Change Looms for New York-Bred Program
With expectations that funding for the New York-bred program will increase about 100% by 2014, officials hope to strike a balance with plans to expand its offerings and rewards for owners and breeders.
The issue of a revamped New York-bred program became the focal point of an Aug. 12 forum held at the Fasig-Tipton sale pavilion in Saratoga Springs, N.Y., just hours before the New York-bred yearling sale. The forum, which attracted more than 100 people, was held to explain how video lottery terminals at Aqueduct could impact racing and breeding in the Empire State.
The first floor of the Aqueduct VLT casino is expected to open in October, said Michael Speller, casino president for Resorts World New York. The second phase, which is designed for VIPs and high-rollers, should be open in December, he said.
Purses at the three New York Racing Association tracks—Aqueduct, Belmont Park, and Saratoga—are projected to grow from the current $103 million a year to perhaps $140 million. The New York Thoroughbred breeding fund could be valued at $10 million by 2014 based on projections.
“The last 10 years we’ve been waiting for this,” said Jeffrey Cannizzo, executive director of the New York Thoroughbred Breeders. “There will be significant changes to the breeding and racing industry in New York, and what happens in New York will affect breeding and racing nationally.”
Several factors including the demise of New York City Off-Track Betting Corp. created a shortfall in the New York-bred program, which offers about $6 million a year in breeders’ awards, stallion owner awards, and open company awards. As for restricted purses, NYRA pays about $25 million a year.

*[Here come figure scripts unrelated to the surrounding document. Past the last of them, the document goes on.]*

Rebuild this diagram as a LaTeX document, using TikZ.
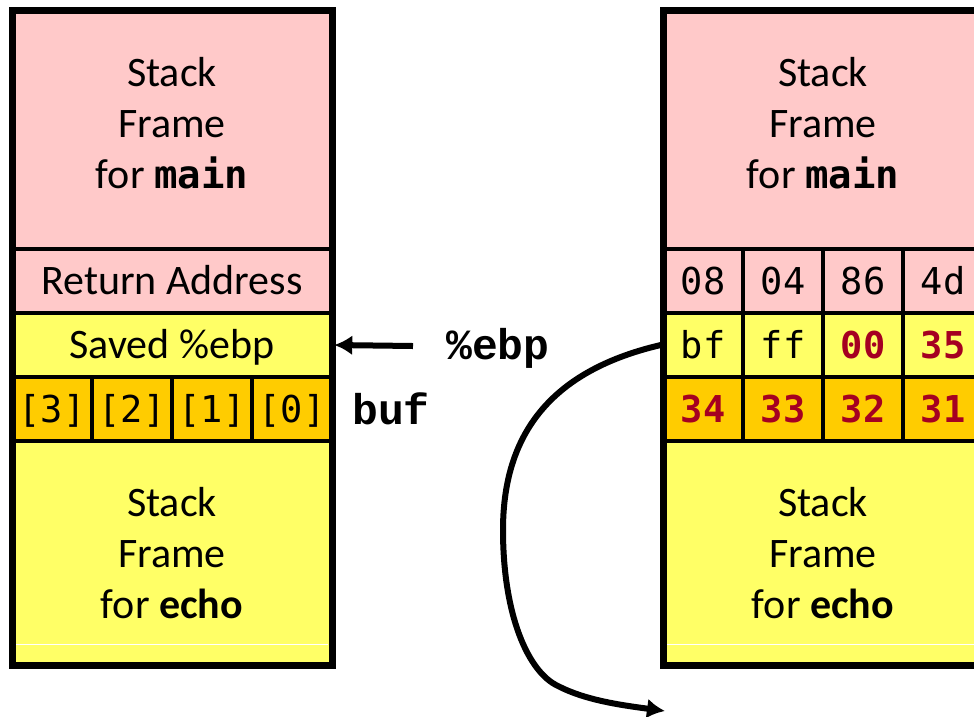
\documentclass[tikz,border=0pt]{standalone}
\usepackage{fontspec}
\setmainfont{Carlito}
\newfontfamily\cellmono{DejaVu Sans Mono}
\newfontfamily\codefont{Liberation Mono}
\usetikzlibrary{arrows.meta}
\definecolor{framepink}{HTML}{FFC9C9}
\definecolor{frameyellow}{HTML}{FFFF66}
\definecolor{bufgold}{HTML}{FFCC00}
\definecolor{bytered}{HTML}{A50021}
\tikzset{
  slot/.style={draw=black, line width=4.5pt, inner sep=0pt, minimum width=320pt,
    font=\fontsize{42}{51}\selectfont, text height=26pt, text depth=0pt},
  frametext/.style={inner sep=0pt, align=center, font=\fontsize{42}{51}\selectfont},
  bytecell/.style={draw=black, line width=4.5pt, inner sep=0pt, minimum width=80pt,
    minimum height=64pt, text height=26pt, text depth=0pt,
    font=\cellmono\fontsize{37}{40}\selectfont},
  hot/.style={text=bytered, font=\cellmono\bfseries\fontsize{37}{40}\selectfont},
  outline/.style={draw=black, line width=7pt},
  codelabel/.style={font=\codefont\bfseries\fontsize{43}{48}\selectfont, inner sep=0pt},
  pointer/.style={line width=6pt, -{Latex[length=18pt,width=20pt]}},
}
\newcommand{\mainname}{\textbf{\cellmono\fontsize{39}{51}\selectfont main}}
\begin{document}
\begin{tikzpicture}[x=1pt,y=-1pt]
\useasboundingbox (0,0) rectangle (974,716);
\clip (0,0) rectangle (974,716);

% ---- left stack: before the overflow ----
\node[slot, fill=framepink, minimum height=239pt] (lmain) at (172,129.5) {};
\node[frametext] (lmaintext) at (172,123) {Stack\\Frame\\for \mainname};
\node[slot, fill=framepink, minimum height=64pt] (lret) at (172,281) {Return Address};
\node[slot, fill=frameyellow, minimum height=64pt] (lebp) at (172,345) {Saved \%ebp};
\foreach \i/\lab in {0/[3],1/[2],2/[1],3/[0]}
  \node[bytecell, fill=bufgold] (lbuf\i) at (52+80*\i,409) {\lab};
\node[slot, fill=frameyellow, minimum height=224pt] (lecho) at (172,553) {};
\node[frametext] (lechotext) at (172,553) {Stack\\Frame\\for \textbf{echo}};
\draw[white, line width=1pt] (16,644) -- (328,644);
\draw[outline] (12.5,10) rectangle (332.5,665);

% ---- labels ----
\node[codelabel, anchor=base west] (ebplabel) at (446,359) {\%ebp};
\node[codelabel, anchor=base west] (buflabel) at (352,424) {buf};
\coordinate (ebptail) at (413,346);
\draw[pointer] (ebptail) -- (lebp.east);

% ---- right stack: after the overflow ----
\node[slot, fill=framepink, minimum height=239pt] (rmain) at (823,129.5) {};
\node[frametext] (rmaintext) at (823,123) {Stack\\Frame\\for \mainname};
\foreach \i/\lab in {0/08,1/04,2/86,3/4d}
  \node[bytecell, fill=framepink] (rret\i) at (703+80*\i,281) {\lab};
\node[bytecell, fill=frameyellow] (rebp0) at (703,345) {bf};
\node[bytecell, fill=frameyellow] (rebp1) at (783,345) {ff};
\node[bytecell, fill=frameyellow, hot] (rebp2) at (863,345) {00};
\node[bytecell, fill=frameyellow, hot] (rebp3) at (943,345) {35};
\foreach \i/\lab in {0/34,1/33,2/32,3/31}
  \node[bytecell, fill=bufgold, hot] (rbuf\i) at (703+80*\i,409) {\lab};
\node[slot, fill=frameyellow, minimum height=224pt] (recho) at (823,553) {};
\node[frametext] (rechotext) at (823,553) {Stack\\Frame\\for \textbf{echo}};
\draw[white, line width=1pt] (667,644) -- (979,644);
\draw[outline] (663.5,10) rectangle (983.5,665);

% ---- corrupted frame pointer now points to garbage ----
\coordinate (garbage) at (665,711);
\draw[pointer] (rebp0.west) .. controls (545,372) and (503,440) .. (503,530)
  .. controls (503,615) and (528,672) .. (558,686)
  .. controls (585,700) and (620,705) .. (garbage);
\end{tikzpicture}
\end{document}
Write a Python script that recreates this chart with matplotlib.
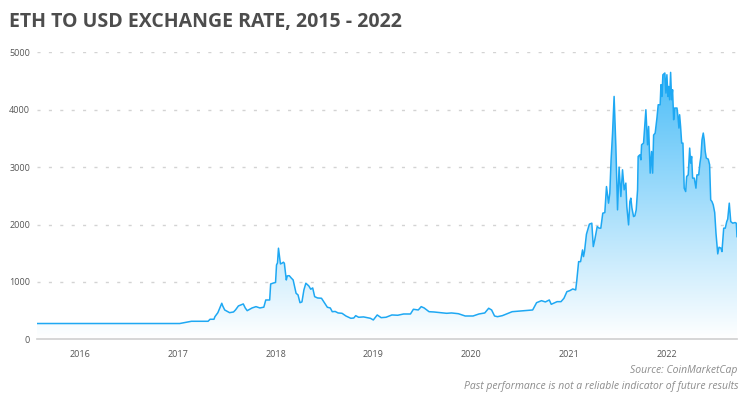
import numpy as np
import matplotlib
matplotlib.use("Agg")
import matplotlib.pyplot as plt
from matplotlib.colors import LinearSegmentedColormap

title = "ETH TO USD EXCHANGE RATE, 2015 - 2022"
source = "Source: CoinMarketCap"
disclaimer = "Past performance is not a reliable indicator of future results"
year_ticks = [2016, 2017, 2018, 2019, 2020, 2021, 2022]
price_ticks = [0, 1000, 2000, 3000, 4000, 5000]

# decimal-year positions of the sampled points
dates = [
    2015.56, 2017.02, 2017.14, 2017.31, 2017.33, 2017.37, 2017.38, 2017.41, 2017.45, 2017.46,
    2017.48, 2017.53, 2017.57, 2017.59, 2017.62, 2017.67, 2017.69, 2017.71, 2017.76, 2017.80,
    2017.84, 2017.88, 2017.90, 2017.94, 2017.95, 2017.98, 2018.00, 2018.01, 2018.02, 2018.03,
    2018.05, 2018.07, 2018.08, 2018.09, 2018.11, 2018.12, 2018.14, 2018.16, 2018.18, 2018.21,
    2018.23, 2018.25, 2018.27, 2018.29, 2018.31, 2018.34, 2018.36, 2018.38, 2018.40, 2018.43,
    2018.47, 2018.50, 2018.53, 2018.56, 2018.58, 2018.61, 2018.64, 2018.68, 2018.72, 2018.77,
    2018.80, 2018.82, 2018.85, 2018.90, 2018.97, 2019.00, 2019.04, 2019.08, 2019.13, 2019.19,
    2019.25, 2019.31, 2019.38, 2019.41, 2019.46, 2019.49, 2019.52, 2019.57, 2019.62, 2019.69,
    2019.75, 2019.80, 2019.87, 2019.94, 2020.02, 2020.08, 2020.14, 2020.18, 2020.21, 2020.24,
    2020.27, 2020.32, 2020.42, 2020.54, 2020.63, 2020.67, 2020.72, 2020.76, 2020.80, 2020.82,
    2020.88, 2020.92, 2020.95, 2020.98, 2021.01, 2021.04, 2021.07, 2021.08, 2021.10, 2021.12,
    2021.14, 2021.15, 2021.16, 2021.18, 2021.21, 2021.235, 2021.25, 2021.265, 2021.29, 2021.31,
    2021.327, 2021.347, 2021.368, 2021.385, 2021.396, 2021.406, 2021.419, 2021.432, 2021.447, 2021.463,
    2021.481, 2021.498, 2021.514, 2021.532, 2021.549, 2021.566, 2021.583, 2021.593, 2021.611, 2021.624,
    2021.634, 2021.645, 2021.662, 2021.675, 2021.689, 2021.703, 2021.709, 2021.726, 2021.737, 2021.744,
    2021.764, 2021.788, 2021.805, 2021.816, 2021.832, 2021.846, 2021.857, 2021.867, 2021.883, 2021.901,
    2021.914, 2021.934, 2021.942, 2021.952, 2021.962, 2021.982, 2021.993, 2022.003, 2022.013, 2022.020,
    2022.031, 2022.041, 2022.051, 2022.061, 2022.072, 2022.082, 2022.106, 2022.116, 2022.126, 2022.133,
    2022.143, 2022.154, 2022.167, 2022.180, 2022.195, 2022.205, 2022.221, 2022.236, 2022.246, 2022.256,
    2022.266, 2022.283, 2022.300, 2022.310, 2022.328, 2022.341, 2022.351, 2022.362, 2022.375, 2022.385,
    2022.395, 2022.406, 2022.426, 2022.440, 2022.451, 2022.464, 2022.477, 2022.492, 2022.505, 2022.523,
    2022.536, 2022.556, 2022.566, 2022.584, 2022.600, 2022.615, 2022.625, 2022.641, 2022.656, 2022.676,
    2022.700, 2022.713, 2022.720,
]

# ETH price in USD at each point
prices = [
    275, 275, 314, 314, 349, 349, 394, 464, 628, 581,
    511, 464, 476, 511, 581, 616, 546, 499, 546, 569,
    546, 560, 685, 685, 964, 982, 990, 1296, 1331, 1587,
    1313, 1330, 1343, 1325, 1034, 1104, 1109, 1069, 1034, 802,
    773, 638, 651, 860, 977, 930, 872, 895, 743, 720,
    715, 638, 558, 546, 481, 485, 459, 453, 406, 366,
    371, 412, 384, 390, 366, 337, 424, 377, 384, 424,
    419, 441, 441, 523, 511, 569, 546, 481, 476, 464,
    453, 459, 446, 406, 406, 441, 459, 541, 511, 406,
    394, 412, 481, 499, 511, 638, 673, 651, 685, 610,
    656, 656, 715, 830, 848, 877, 860, 1005, 1353, 1353,
    1557, 1441, 1528, 1831, 2006, 2023, 1615, 1732, 1964, 1936,
    1936, 2197, 2208, 2661, 2517, 2372, 2546, 3127, 3593, 4231,
    3359, 2255, 3000, 2487, 2953, 2604, 2721, 2313, 1993, 2400,
    2459, 2290, 2138, 2150, 2255, 2604, 3185, 3214, 3127, 3389,
    3418, 3999, 3389, 3708, 2895, 3272, 2895, 3558, 3593, 3854,
    4086, 4086, 4435, 4231, 4609, 4639, 4290, 4609, 4231, 4405,
    4173, 4650, 4173, 4348, 3825, 4029, 4029, 3882, 3680, 3912,
    3708, 3418, 3418, 2633, 2574, 2836, 2865, 3331, 3069, 3185,
    2808, 2808, 2633, 2865, 2865, 3069, 3185, 3476, 3593, 3476,
    3272, 3157, 3139, 3040, 2429, 2400, 2342, 2208, 1849, 1488,
    1604, 1587, 1528, 1936, 1936, 2051, 2093, 2372, 2051, 2023,
    2034, 2023, 1789,
]

fig = plt.figure(figsize=(7.5, 4.03), dpi=100)
fig.patch.set_facecolor("white")
ax = fig.add_axes([37 / 750, (403 - 339.3) / 403, 700 / 750, 287 / 403])

line_color = "#1ea8f3"
ax.plot(dates, prices, color=line_color, lw=1.1, zorder=4, solid_joinstyle="round")

poly = ax.fill_between(dates, prices, 0, facecolor="none", edgecolor="none")
grad = np.linspace(0, 1, 256).reshape(-1, 1)
cmap = LinearSegmentedColormap.from_list("g", ["#ffffff", "#4bbdf8"])
im = ax.imshow(grad, extent=[dates[0], dates[-1], 0, 4700], origin="lower",
               aspect="auto", cmap=cmap, zorder=3, interpolation="bilinear")
im.set_clip_path(poly.get_paths()[0], ax.transData)

ax.set_xlim(dates[0], dates[-1])
ax.set_ylim(0, 5000)
ax.set_xticks(year_ticks)
ax.set_xticklabels([str(y) for y in year_ticks])
ax.set_yticks(price_ticks)
ax.set_yticklabels([str(p) for p in price_ticks])

ax.yaxis.grid(True, color="#d3d3d3", lw=1.0, linestyle=(0, (2.2, 6.0)), zorder=1)
ax.set_axisbelow(True)
for s in ["top", "right", "left"]:
    ax.spines[s].set_visible(False)
ax.spines["bottom"].set_color("#cfcfcf")
ax.spines["bottom"].set_linewidth(1.2)
ax.spines["bottom"].set_zorder(5)

ax.tick_params(axis="both", length=0, labelsize=6.5, labelcolor="#555555")
ax.tick_params(axis="y", pad=5)
ax.tick_params(axis="x", pad=8)
for lab in ax.get_xticklabels() + ax.get_yticklabels():
    lab.set_fontfamily("Open Sans")

fig.text(9 / 750, 1 - 22.5 / 403, title, fontsize=14, fontweight="bold",
         color="#4d4d4d", family="Open Sans", ha="left", va="center")
fig.text(737 / 750, 1 - 371 / 403, source, fontsize=7.5, style="italic",
         color="#8c8c8c", family="Open Sans", ha="right", va="center")
fig.text(738 / 750, 1 - 387 / 403, disclaimer, fontsize=7.5, style="italic",
         color="#8c8c8c", family="Open Sans", ha="right", va="center")

fig.savefig("out.png", dpi=100, facecolor="white")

NYRA president and chief executive officer Charles Hayward said the three tracks probably will offer 120 fewer state-bred races this year only because of a declining number of foals. The average purse for such races, however, will increase about $5,500, he said.
“We like the New York-bred program but we must create incentives to win in open company,” Hayward said. “We’re in the process of looking at our entire schedule. By the end of this year we’ll have a better idea of how (the additional) $30 million to $50 million will be allocated.”
Fasig-Tipton marketing director Terence Collier, who started with the auction firm in the mid-1970s in New York, recalled how the state’s breeding program grew with millions of dollars available for promotion. During that period farms have come and gone, and the New York-bred yearling sale, held for about 20 years, experienced ups and downs.
Collier said the average price in 2009 was $54,000, a figure the company hopes will grow beginning this year given the fact the Aqueduct VLT casino is actually being built after a 10-year delay.
“There is an opportunity for buyers in 2011 to best take advantage of the purses in New York,” Collier said. “The challenge is to convince New York trainers and owners of the value of these yearlings. We have to change the perception of New York-breds.”
The value and relevance of state-bred breeding and racing programs has long been debated. Primarily there are two schools of thought: Breed horses with a goal of racing in open company, or breed them to take advantage of restricted races.
“I’ve seen state-bred programs open and grow, but by most measures they fail,” Collier said. “Protected programs are for narrow, self-interested groups. Open company for New York-breds is the way to make the program last.”
Comments made during the forum indicated there is disagreement on the issue in New York, though it seems doubtful a program that supports more than 400 races, not including those at Finger Lakes Gaming & Racetrack in western New York, and has the support of NYRA will evaporate.
Cannizzo said further advantages for New York-bred runners will be sought the industry at large as it attempts to encourage ownership and breeding to reinvigorate the business. By the numbers in the last years, 25% of breeding farms have closed, the number of mares in the program is down 37%, 4,000 jobs have been lost, the foal crop has dropped 27%, and the number of stallions in the state declined 57%, he said.
Rick Violette, president of the New York Thoroughbred Horsemen’s Association and a member of the NYRA board of directors, said however purse money is spent it will “allow us to take the for-sale signs off the front yard.” Violette, a trainer based at Aqueduct, said the entire industry must work together to devise a plan that benefits all stakeholders.
“We’re splitting hairs in trying to move the bar up,” Violette said. “The last few years at NYRA we saw a lowering of the bar. You have to spend that (VLT) money wisely. Accepting mediocrity doesn’t do anyone any good. Someone has to keep raising the bar.”
NYTB president Barry Ostrager indicated the challenge may not be that difficult given his experiences of recent years. Ostrager said that for the first time in 30 years the various groups are working together effectively and have developed a “true partnership.”
Speller said the Resorts World New York casino, the first to be built in the United States by Malaysia-based Genting, will cost about $830 million to construct. He said some of the $100 million added to the tab is being spent to upgrade the racing side at Aqueduct.
Speller said based on estimates, New York State loses $2 billion to $3 billion being spent at casinos in neighboring states. Genting, he said, plans to target those people who now go out of state to gamble.
“Our goal is to bring that business back to New York, and keep it in New York,” he said.